── Task input

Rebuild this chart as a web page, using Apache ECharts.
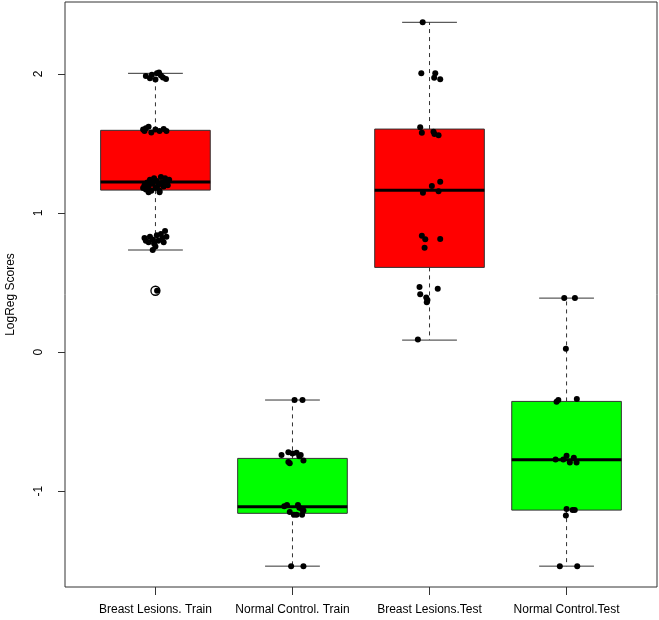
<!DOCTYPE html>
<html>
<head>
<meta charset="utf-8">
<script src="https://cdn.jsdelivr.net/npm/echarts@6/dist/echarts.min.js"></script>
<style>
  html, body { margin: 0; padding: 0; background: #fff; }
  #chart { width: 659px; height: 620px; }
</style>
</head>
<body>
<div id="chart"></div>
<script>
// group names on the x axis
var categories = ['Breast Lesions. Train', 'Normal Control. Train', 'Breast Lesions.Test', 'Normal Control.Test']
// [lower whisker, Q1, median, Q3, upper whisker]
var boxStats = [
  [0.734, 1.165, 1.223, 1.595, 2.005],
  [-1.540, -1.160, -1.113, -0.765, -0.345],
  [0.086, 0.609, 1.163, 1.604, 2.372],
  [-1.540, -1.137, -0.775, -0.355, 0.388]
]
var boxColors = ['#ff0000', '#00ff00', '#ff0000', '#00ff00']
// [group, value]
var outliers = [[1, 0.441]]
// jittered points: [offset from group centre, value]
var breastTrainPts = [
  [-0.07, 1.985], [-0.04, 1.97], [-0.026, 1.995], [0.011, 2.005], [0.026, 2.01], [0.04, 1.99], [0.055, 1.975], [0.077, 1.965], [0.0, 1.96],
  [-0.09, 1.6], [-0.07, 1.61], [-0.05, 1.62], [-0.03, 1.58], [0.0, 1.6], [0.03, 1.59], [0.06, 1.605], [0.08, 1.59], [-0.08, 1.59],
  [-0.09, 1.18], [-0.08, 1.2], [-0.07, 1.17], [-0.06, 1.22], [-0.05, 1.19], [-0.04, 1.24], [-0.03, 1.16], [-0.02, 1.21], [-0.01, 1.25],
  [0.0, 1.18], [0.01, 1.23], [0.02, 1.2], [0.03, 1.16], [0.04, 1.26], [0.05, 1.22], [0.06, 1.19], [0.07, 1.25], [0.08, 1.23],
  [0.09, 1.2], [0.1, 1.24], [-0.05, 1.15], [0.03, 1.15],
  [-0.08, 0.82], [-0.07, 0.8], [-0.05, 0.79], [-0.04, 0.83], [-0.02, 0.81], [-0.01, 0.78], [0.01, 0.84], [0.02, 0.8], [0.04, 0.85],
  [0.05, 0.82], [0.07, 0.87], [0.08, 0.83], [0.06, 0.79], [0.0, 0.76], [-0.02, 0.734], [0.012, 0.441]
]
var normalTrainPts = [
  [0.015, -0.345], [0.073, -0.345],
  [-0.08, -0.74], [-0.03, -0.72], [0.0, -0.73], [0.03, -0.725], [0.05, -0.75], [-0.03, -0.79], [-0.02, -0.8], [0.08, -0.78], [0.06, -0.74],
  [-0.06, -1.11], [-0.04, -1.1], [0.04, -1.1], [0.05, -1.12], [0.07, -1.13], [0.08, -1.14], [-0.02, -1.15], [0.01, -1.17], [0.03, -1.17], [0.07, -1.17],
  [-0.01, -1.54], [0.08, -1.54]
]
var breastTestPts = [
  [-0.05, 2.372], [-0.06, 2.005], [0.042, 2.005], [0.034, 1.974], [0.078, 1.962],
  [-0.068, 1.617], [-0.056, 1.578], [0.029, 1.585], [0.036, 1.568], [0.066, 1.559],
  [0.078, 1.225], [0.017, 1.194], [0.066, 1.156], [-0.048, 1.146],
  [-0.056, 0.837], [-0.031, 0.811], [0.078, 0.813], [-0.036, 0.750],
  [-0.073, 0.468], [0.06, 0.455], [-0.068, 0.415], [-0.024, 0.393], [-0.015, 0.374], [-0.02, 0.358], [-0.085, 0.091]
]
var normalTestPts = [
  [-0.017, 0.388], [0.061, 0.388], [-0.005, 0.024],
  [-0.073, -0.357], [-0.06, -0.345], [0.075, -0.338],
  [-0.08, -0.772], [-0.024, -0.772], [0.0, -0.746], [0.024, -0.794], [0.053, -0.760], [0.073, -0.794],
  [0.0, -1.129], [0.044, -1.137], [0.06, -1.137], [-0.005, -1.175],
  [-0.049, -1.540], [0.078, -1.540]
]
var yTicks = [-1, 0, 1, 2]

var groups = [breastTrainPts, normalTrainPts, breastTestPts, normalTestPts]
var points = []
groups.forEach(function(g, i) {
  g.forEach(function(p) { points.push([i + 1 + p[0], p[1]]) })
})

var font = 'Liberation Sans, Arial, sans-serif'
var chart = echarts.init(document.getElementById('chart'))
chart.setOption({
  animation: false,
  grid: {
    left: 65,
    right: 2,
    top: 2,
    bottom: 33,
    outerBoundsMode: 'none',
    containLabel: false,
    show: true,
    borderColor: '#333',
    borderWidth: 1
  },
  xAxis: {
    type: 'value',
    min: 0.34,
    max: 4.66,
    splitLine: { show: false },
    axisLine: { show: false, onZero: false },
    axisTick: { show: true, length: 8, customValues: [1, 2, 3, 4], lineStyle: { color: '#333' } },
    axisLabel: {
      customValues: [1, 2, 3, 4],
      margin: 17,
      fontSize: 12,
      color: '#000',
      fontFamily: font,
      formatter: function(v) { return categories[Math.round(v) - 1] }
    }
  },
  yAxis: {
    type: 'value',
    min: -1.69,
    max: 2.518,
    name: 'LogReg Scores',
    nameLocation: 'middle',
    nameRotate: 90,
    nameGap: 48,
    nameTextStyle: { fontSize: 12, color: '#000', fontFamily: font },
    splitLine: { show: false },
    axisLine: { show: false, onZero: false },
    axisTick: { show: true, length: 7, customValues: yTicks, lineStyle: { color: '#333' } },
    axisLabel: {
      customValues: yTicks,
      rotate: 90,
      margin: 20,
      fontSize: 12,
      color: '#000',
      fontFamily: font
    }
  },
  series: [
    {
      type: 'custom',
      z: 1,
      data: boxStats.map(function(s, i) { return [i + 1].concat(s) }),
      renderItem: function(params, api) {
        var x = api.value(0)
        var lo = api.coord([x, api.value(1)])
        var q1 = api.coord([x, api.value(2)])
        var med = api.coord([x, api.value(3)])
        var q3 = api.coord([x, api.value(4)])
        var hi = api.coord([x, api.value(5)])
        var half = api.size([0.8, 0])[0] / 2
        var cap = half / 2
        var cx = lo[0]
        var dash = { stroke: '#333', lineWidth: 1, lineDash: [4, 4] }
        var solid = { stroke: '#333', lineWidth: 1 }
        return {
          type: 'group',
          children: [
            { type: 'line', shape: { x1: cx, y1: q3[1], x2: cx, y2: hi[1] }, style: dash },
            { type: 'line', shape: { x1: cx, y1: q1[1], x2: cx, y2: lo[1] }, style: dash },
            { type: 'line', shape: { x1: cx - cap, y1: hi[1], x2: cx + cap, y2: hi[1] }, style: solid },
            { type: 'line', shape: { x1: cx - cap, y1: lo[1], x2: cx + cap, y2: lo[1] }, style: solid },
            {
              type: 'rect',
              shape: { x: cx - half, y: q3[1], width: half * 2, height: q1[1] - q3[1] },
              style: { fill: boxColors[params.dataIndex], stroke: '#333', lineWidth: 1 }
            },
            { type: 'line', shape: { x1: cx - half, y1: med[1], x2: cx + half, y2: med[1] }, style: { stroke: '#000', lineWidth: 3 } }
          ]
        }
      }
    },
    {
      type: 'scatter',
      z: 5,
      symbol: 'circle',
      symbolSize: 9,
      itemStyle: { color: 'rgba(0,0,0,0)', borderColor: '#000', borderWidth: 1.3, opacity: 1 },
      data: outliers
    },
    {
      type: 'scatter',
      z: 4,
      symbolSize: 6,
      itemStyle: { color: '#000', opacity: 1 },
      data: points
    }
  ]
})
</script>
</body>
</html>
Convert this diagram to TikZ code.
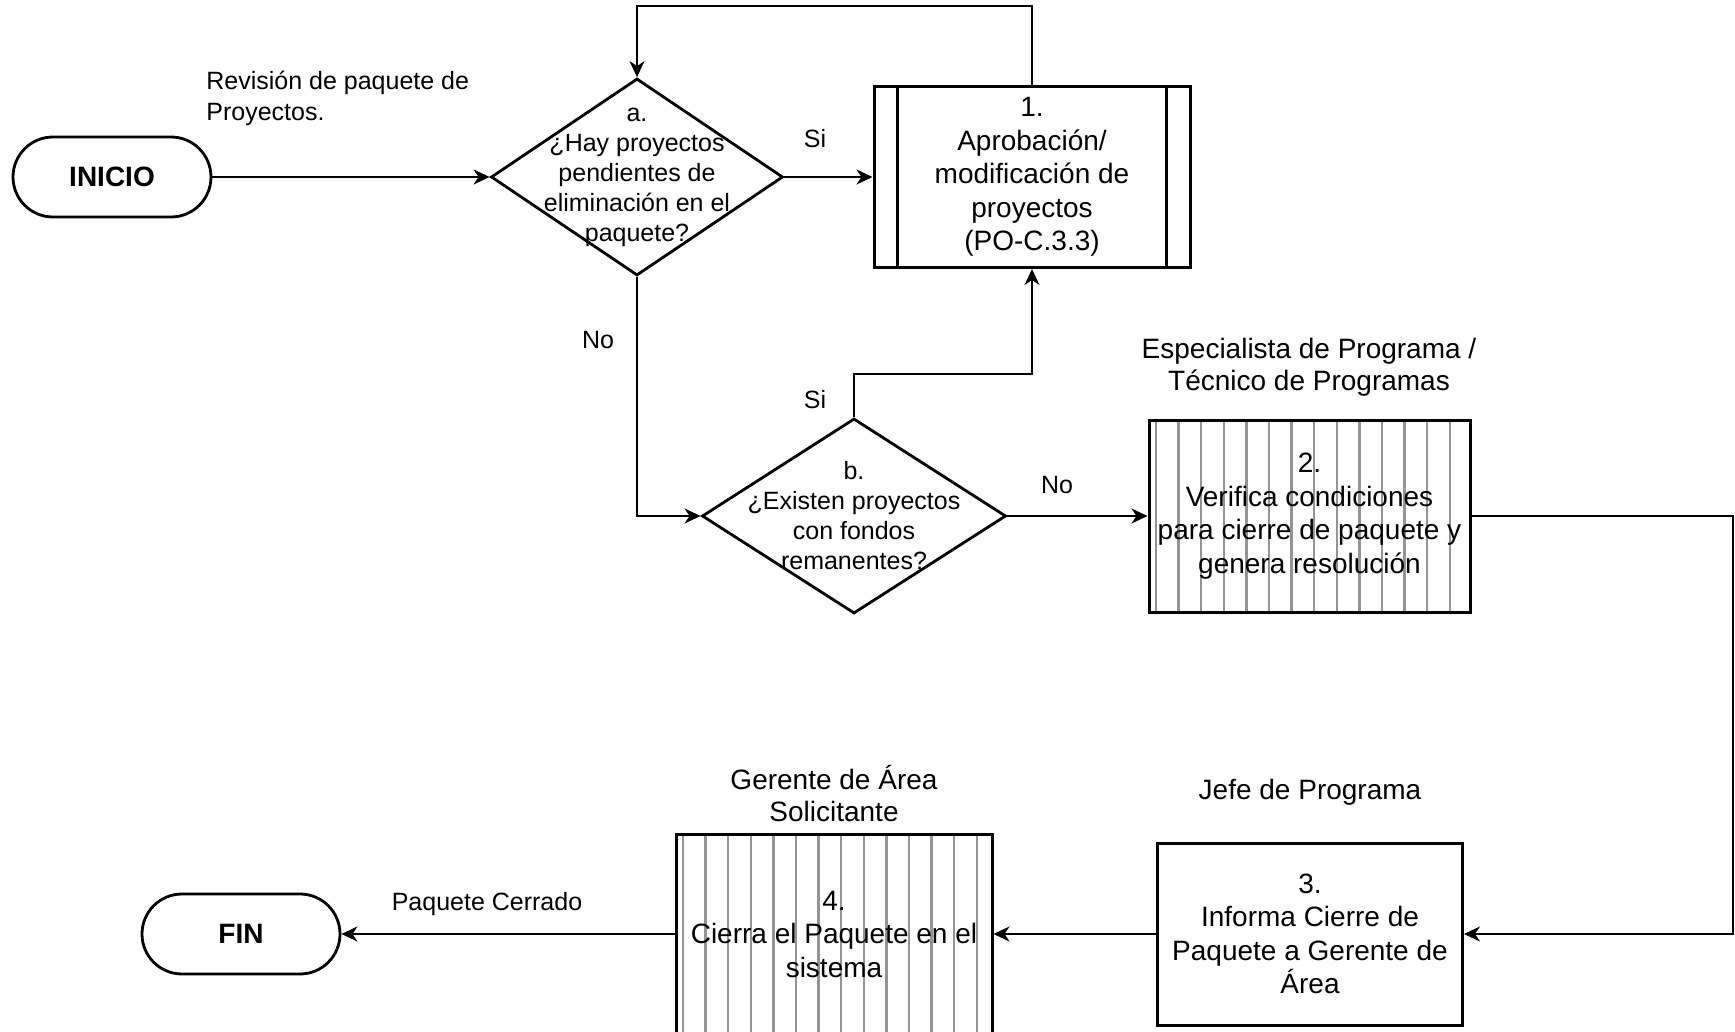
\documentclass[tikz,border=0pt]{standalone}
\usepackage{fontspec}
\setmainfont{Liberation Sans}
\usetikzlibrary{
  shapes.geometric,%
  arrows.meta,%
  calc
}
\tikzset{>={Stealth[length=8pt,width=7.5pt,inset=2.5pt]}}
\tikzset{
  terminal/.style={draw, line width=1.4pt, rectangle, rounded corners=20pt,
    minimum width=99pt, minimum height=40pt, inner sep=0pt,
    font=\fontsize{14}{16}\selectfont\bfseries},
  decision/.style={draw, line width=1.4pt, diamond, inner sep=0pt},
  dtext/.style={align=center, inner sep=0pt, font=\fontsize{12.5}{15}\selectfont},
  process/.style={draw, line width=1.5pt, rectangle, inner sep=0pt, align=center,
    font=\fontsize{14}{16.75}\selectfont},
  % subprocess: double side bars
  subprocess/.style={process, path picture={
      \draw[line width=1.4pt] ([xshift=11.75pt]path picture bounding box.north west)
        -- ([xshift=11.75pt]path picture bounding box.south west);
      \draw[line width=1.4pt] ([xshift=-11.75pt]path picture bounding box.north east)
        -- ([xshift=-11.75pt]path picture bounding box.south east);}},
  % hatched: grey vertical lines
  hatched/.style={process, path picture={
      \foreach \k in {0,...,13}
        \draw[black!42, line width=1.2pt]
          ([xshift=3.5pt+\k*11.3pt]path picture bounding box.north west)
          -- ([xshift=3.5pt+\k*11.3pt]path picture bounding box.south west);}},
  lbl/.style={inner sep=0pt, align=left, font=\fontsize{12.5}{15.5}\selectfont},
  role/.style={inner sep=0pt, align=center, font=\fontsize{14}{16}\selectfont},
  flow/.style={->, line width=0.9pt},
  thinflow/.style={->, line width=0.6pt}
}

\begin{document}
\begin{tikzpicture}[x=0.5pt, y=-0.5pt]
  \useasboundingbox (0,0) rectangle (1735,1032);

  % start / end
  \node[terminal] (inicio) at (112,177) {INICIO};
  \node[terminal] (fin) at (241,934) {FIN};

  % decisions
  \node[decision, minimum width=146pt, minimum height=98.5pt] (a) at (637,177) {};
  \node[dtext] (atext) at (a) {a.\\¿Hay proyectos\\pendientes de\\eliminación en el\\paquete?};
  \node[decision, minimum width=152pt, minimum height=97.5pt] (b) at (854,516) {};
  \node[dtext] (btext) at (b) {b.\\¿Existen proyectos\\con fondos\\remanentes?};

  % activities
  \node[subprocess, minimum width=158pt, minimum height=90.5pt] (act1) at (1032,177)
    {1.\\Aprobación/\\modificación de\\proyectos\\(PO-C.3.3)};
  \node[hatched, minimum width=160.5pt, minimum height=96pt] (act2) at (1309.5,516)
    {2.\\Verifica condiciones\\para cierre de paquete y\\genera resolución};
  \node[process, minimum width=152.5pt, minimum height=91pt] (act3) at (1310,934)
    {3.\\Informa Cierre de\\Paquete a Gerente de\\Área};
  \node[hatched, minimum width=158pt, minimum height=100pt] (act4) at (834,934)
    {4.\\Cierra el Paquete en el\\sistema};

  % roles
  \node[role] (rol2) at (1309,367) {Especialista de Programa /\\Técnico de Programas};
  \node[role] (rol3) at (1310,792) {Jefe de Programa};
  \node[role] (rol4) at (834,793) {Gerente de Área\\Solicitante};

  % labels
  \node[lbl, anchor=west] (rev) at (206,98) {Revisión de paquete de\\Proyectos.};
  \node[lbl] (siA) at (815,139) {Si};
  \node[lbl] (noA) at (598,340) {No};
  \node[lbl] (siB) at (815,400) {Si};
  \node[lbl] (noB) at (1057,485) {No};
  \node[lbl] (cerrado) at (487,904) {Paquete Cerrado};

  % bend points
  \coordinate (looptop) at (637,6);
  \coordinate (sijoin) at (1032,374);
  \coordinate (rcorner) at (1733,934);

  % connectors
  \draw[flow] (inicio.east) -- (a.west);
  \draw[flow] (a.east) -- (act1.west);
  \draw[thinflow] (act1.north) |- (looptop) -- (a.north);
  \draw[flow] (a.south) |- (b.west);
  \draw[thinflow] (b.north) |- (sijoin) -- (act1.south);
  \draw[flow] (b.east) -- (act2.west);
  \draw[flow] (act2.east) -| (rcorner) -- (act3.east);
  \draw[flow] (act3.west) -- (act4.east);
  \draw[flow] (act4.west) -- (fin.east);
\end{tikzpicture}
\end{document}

────

### Stated task
From the listing above, restate verbatim the lines running from the one with "Convert this diagram to TikZ code." through the one with "(0,0) rectangle (1735,1032);", inclusive, but not the pictures.

### Response
Convert this diagram to TikZ code.
\documentclass[tikz,border=0pt]{standalone}
\usepackage{fontspec}
\setmainfont{Liberation Sans}
\usetikzlibrary{
  shapes.geometric,%
  arrows.meta,%
  calc
}
\tikzset{>={Stealth[length=8pt,width=7.5pt,inset=2.5pt]}}
\tikzset{
  terminal/.style={draw, line width=1.4pt, rectangle, rounded corners=20pt,
    minimum width=99pt, minimum height=40pt, inner sep=0pt,
    font=\fontsize{14}{16}\selectfont\bfseries},
  decision/.style={draw, line width=1.4pt, diamond, inner sep=0pt},
  dtext/.style={align=center, inner sep=0pt, font=\fontsize{12.5}{15}\selectfont},
  process/.style={draw, line width=1.5pt, rectangle, inner sep=0pt, align=center,
    font=\fontsize{14}{16.75}\selectfont},
  % subprocess: double side bars
  subprocess/.style={process, path picture={
      \draw[line width=1.4pt] ([xshift=11.75pt]path picture bounding box.north west)
        -- ([xshift=11.75pt]path picture bounding box.south west);
      \draw[line width=1.4pt] ([xshift=-11.75pt]path picture bounding box.north east)
        -- ([xshift=-11.75pt]path picture bounding box.south east);}},
  % hatched: grey vertical lines
  hatched/.style={process, path picture={
      \foreach \k in {0,...,13}
        \draw[black!42, line width=1.2pt]
          ([xshift=3.5pt+\k*11.3pt]path picture bounding box.north west)
          -- ([xshift=3.5pt+\k*11.3pt]path picture bounding box.south west);}},
  lbl/.style={inner sep=0pt, align=left, font=\fontsize{12.5}{15.5}\selectfont},
  role/.style={inner sep=0pt, align=center, font=\fontsize{14}{16}\selectfont},
  flow/.style={->, line width=0.9pt},
  thinflow/.style={->, line width=0.6pt}
}

\begin{document}
\begin{tikzpicture}[x=0.5pt, y=-0.5pt]
  \useasboundingbox (0,0) rectangle (1735,1032);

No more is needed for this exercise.